44. The critical component of the proposed approach is that resources saved on barriers eliminated, and implementation issues reduced can be redeployed to raise and create value elsewhere. The proposed approach moves beyond delivering only emission mitigation benefits to:

o Technology benefits, namely near and long-term improvements.

o Adaptation benefits, mainly from contributions to the Adaptation Fund.

45. The short-term and long-term technology improvements are essential to dramatically reduce the rapidly growing emissions from transport.

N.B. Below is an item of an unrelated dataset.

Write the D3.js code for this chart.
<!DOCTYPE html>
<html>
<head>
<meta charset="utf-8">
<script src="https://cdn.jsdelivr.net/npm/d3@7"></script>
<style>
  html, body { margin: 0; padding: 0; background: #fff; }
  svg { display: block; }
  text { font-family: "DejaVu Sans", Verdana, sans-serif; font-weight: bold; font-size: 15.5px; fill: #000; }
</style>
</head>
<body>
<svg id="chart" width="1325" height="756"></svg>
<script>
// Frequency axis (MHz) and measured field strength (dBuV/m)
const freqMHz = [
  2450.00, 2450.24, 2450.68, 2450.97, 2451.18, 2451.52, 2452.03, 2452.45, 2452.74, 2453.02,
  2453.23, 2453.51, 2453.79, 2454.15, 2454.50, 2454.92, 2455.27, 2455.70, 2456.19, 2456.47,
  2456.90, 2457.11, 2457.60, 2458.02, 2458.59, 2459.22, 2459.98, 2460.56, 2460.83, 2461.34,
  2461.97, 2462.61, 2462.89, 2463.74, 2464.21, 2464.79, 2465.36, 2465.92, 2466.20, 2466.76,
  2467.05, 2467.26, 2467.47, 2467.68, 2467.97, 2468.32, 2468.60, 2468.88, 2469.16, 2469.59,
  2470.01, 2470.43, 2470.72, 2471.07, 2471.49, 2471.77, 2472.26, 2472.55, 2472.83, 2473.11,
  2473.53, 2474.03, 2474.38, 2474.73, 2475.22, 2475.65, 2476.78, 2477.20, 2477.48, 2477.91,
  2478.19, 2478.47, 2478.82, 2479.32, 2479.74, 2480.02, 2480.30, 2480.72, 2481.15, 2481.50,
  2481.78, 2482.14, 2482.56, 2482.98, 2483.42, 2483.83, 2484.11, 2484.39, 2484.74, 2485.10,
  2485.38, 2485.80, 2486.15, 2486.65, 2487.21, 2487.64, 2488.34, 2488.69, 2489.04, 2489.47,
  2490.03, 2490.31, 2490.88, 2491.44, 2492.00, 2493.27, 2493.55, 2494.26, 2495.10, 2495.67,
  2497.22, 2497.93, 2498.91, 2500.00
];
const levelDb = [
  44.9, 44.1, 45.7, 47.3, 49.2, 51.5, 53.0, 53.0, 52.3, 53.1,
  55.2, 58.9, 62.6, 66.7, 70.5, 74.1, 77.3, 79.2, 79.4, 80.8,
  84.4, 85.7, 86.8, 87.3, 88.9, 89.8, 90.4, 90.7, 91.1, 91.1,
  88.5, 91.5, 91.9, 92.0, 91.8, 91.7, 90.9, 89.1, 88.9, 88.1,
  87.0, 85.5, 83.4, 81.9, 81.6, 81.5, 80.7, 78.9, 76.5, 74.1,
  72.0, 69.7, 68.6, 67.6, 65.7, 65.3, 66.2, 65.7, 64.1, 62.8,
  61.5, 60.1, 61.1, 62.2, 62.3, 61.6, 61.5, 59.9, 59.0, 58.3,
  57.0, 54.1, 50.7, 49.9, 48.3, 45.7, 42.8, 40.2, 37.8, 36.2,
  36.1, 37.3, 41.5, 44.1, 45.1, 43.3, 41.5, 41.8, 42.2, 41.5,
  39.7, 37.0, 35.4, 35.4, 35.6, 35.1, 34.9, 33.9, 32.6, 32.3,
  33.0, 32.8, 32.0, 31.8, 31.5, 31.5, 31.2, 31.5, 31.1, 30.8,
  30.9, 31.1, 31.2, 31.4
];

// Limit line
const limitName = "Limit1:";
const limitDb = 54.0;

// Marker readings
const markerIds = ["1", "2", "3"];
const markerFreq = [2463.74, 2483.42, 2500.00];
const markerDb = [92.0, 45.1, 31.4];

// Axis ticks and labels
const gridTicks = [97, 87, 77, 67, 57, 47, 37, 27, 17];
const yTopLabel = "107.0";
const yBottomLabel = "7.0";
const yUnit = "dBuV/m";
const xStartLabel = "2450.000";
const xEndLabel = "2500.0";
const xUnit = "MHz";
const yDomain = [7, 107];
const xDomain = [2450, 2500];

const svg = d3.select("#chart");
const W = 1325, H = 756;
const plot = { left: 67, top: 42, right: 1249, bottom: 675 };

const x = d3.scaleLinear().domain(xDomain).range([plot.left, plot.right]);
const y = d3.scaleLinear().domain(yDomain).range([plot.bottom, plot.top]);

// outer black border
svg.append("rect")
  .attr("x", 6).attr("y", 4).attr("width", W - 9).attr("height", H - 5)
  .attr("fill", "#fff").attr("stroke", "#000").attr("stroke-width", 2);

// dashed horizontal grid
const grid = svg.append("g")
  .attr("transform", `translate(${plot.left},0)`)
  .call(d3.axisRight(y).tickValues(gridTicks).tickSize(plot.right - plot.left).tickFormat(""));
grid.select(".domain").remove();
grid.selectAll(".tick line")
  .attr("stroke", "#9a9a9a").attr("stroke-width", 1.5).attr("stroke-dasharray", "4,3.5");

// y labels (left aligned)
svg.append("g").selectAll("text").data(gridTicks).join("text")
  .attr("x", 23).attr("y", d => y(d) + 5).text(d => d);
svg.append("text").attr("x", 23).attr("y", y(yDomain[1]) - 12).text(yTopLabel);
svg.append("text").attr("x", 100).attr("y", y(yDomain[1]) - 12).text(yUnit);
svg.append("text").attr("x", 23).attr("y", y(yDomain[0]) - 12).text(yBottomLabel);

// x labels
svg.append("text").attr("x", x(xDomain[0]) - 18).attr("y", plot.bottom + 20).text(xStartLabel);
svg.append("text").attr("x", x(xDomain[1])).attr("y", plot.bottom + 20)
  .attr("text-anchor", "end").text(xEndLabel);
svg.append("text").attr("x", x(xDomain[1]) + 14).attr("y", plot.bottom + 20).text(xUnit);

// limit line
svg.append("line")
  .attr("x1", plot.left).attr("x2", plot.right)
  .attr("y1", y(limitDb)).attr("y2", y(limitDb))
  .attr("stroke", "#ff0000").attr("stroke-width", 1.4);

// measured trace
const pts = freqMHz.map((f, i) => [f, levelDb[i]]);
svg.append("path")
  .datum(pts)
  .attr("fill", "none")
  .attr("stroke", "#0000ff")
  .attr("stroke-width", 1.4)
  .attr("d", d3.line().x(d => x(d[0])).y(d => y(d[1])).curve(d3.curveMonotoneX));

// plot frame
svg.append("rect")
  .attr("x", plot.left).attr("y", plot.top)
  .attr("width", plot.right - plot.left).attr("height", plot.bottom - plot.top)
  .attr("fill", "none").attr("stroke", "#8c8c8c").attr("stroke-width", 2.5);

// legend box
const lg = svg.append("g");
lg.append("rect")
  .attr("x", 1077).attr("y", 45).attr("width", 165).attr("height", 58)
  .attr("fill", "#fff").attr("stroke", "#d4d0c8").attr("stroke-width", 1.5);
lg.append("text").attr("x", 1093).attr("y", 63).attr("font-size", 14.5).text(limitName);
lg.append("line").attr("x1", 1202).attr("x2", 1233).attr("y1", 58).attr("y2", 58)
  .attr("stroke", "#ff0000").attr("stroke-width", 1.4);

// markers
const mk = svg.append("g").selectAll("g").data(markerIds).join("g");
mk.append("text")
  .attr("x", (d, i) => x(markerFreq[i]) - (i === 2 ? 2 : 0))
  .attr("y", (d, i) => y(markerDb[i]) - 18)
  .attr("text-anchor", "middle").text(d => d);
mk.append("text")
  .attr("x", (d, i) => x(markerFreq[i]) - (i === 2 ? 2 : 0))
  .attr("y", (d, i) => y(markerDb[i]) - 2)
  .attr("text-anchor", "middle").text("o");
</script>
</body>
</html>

Additionally, the reduction of the huge gap in financing of adaptation to climate change in developing countries is essential; as the most vulnerable countries are likely to be hit hardest by the impact of a changing climate. A new global scheme could deliver on these in an affordable manner.

 

Concluding remarks

 

46. The deadlock to address CO2 emissions from international maritime transport can be resolved through the proposed global scheme, balancing the interests of all parties. The cap-and-charge instrument described is flexible and avoids emission allocation issues. It is politically compelling, providing both a quantitative emission reduction goal and a differentiation of responsibilities. It combines mitigation of emissions, adaptation to climate change and technology development in a single maritime scheme. By being global, the scheme is efficient and cheaper than proposed alternatives. Additional effort will however be required to generate the necessary momentum to achieve the deal in time for the Copenhagen climate change negotiations in 2009. The UK has an opportunity to take a lead here and make a lasting contribution to the resolution of the emission problem from international maritime transport.

 

15 September 2008



[1] For 2005; based on data from IMF DOTS, and UNCTAD RMT 2006.

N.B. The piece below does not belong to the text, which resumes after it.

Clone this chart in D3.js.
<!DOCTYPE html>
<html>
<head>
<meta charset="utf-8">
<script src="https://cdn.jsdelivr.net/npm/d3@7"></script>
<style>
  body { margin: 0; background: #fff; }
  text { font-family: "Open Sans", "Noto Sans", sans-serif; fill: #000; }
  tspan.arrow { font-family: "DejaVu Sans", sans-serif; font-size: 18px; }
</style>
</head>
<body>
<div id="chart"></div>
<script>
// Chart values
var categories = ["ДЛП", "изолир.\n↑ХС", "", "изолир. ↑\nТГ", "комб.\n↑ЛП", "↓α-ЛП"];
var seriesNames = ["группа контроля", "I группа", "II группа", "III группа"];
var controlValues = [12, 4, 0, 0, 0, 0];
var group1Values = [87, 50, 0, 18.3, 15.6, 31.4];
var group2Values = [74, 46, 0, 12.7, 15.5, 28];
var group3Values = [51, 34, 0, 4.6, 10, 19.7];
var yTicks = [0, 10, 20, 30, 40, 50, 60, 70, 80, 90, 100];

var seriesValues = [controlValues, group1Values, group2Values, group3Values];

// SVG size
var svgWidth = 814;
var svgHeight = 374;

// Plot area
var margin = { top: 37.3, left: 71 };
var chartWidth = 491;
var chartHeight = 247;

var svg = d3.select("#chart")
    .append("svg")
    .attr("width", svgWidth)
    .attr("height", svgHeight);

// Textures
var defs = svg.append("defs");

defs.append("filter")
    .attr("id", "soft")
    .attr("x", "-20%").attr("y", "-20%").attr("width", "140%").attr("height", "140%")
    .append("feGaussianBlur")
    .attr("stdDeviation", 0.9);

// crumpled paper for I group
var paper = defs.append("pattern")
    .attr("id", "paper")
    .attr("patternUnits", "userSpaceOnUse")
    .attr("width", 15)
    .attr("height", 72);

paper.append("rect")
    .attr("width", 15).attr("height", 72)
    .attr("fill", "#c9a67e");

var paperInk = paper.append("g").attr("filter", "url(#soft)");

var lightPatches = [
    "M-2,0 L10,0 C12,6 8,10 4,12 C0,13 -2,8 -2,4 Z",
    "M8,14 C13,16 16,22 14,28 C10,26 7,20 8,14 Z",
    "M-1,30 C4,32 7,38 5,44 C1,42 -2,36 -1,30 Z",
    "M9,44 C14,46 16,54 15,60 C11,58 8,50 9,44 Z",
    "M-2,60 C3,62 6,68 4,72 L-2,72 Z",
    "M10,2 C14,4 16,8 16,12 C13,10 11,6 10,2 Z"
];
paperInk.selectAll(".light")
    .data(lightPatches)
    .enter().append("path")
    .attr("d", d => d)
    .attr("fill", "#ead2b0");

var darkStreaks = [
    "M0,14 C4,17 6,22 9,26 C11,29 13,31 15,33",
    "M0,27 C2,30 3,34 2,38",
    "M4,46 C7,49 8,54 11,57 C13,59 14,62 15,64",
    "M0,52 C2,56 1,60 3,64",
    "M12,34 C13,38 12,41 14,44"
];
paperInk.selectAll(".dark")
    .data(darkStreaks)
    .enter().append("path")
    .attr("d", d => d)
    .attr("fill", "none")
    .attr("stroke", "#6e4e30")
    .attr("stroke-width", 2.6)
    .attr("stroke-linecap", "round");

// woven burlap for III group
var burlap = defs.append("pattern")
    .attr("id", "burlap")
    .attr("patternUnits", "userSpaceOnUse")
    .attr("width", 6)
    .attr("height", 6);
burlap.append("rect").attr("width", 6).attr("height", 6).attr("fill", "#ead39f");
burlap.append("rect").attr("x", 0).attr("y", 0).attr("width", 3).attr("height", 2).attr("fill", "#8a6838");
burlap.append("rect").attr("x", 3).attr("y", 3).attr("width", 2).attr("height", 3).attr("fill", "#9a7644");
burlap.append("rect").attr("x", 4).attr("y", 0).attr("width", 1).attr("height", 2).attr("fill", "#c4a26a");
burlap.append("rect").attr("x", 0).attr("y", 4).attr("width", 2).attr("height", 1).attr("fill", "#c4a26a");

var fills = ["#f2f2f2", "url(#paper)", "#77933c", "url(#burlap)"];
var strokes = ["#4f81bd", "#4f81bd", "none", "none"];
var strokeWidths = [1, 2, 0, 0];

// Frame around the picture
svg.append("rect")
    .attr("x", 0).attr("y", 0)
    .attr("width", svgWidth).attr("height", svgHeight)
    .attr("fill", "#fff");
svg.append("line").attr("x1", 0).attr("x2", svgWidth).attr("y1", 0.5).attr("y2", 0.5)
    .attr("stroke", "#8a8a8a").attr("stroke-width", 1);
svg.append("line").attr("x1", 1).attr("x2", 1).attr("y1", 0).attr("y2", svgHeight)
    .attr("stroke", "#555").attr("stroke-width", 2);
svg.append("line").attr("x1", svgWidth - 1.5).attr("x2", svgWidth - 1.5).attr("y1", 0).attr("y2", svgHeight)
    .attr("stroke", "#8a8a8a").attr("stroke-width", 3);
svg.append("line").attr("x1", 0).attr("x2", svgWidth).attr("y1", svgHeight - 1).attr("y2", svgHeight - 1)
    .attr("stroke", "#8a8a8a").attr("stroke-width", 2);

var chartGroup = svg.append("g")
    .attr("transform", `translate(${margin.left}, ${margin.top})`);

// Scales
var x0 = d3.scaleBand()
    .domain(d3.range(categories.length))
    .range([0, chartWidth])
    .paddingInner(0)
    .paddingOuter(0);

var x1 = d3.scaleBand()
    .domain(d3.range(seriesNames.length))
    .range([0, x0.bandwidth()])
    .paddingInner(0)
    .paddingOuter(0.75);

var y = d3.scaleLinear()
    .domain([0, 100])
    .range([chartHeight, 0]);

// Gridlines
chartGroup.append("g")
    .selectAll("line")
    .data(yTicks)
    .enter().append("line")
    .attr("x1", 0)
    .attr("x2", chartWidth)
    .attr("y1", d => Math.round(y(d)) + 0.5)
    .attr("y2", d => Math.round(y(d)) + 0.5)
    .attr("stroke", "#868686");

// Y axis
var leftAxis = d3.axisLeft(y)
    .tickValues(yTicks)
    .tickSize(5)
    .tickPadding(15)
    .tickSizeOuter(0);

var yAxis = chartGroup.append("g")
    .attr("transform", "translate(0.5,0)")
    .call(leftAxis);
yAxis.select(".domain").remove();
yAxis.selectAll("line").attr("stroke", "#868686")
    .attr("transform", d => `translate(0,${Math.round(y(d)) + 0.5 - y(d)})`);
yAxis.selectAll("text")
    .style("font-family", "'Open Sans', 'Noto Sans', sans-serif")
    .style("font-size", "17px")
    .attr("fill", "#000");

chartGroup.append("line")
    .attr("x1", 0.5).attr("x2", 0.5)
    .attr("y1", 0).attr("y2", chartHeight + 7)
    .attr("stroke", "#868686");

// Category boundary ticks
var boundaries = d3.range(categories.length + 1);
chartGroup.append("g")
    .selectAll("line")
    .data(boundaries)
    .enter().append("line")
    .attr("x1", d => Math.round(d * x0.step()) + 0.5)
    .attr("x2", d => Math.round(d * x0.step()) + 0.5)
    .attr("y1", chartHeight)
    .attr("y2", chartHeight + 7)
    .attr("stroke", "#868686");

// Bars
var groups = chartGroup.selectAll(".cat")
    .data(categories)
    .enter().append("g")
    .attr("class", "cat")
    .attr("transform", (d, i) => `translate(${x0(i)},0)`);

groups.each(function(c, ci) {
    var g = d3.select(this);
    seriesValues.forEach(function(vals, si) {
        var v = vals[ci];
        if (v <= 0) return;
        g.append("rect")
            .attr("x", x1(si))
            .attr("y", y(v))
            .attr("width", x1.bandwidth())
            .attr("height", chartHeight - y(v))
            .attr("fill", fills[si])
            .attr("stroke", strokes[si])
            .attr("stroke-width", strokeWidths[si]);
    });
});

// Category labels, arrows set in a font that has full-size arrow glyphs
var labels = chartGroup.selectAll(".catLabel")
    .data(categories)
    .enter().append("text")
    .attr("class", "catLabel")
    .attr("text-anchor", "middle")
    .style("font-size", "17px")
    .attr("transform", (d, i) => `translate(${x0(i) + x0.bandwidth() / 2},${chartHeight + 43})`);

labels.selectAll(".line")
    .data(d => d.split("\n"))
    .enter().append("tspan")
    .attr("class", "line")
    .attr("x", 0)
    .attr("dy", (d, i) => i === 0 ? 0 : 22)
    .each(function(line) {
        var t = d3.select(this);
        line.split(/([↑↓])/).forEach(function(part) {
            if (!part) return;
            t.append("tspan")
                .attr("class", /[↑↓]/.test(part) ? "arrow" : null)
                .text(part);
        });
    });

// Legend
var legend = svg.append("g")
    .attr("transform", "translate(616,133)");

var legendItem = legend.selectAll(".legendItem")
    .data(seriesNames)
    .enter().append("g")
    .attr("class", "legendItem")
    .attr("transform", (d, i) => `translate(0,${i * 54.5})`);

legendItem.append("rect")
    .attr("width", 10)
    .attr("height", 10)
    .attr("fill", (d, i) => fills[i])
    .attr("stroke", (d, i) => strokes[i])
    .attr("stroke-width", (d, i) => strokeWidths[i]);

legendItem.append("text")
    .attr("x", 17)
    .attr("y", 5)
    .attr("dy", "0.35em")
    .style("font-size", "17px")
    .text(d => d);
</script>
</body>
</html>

[2] For 2005, imports unloaded in the UK 257 Mt, imports unloaded world-wide 7,122 Mt, sources: UK Maritime Statistics 2005, UNCTAD RMT 2006.

[3] WTO, for 2005. This metric is likely less well correlated with the UK's share of ME than the other measures, but is readily available.

[4] This value seems realistic when compared with the domestic shipping emissions of 4.6 MtCO2 in 2005 for two reasons. The foreign import traffic is nearly three (3) times higher than domestic inwards traffic (in tonnes unloaded). Second, international voyages are on average much longer than the domestic ones.

[5] Emissions from fuels for international transport are reported based on fuel sold in the UK. On this basis, the UK's ME are 5.9 MtCO2. The current approach significantly underestimates the ME that should be attributed to the UK. The main reason is that many ships buy their fuel outside the UK.

[6] UK's emissions from international aviation bunkers: 35.4 MtCO2, source UK statistics.

[7] Based on 2005 UK's GHG emissions of 654 MtCO2e; or CO2 emissions of 554 MtCO2.

[8] http://unfccc.meta-fusion.com/kongresse/AWG_08/downl/0403_1000_p2/EU%20GHGs.pdf, Graichen (2008); a relevant webcast is also available

[9] IMO MEPC 56/4/9, by Norway, Elements of a possible market-based CO2 emission reduction scheme, 2007.

[10] The Annex I 60% share of emissions has been estimated as for the UK. The estimate calculated from the import costs is 59%. The other estimate based on the share of goods unloaded in Annex I countries, by weight, is 58%. Data sources: IMF DOTS, UNCTAD 2006.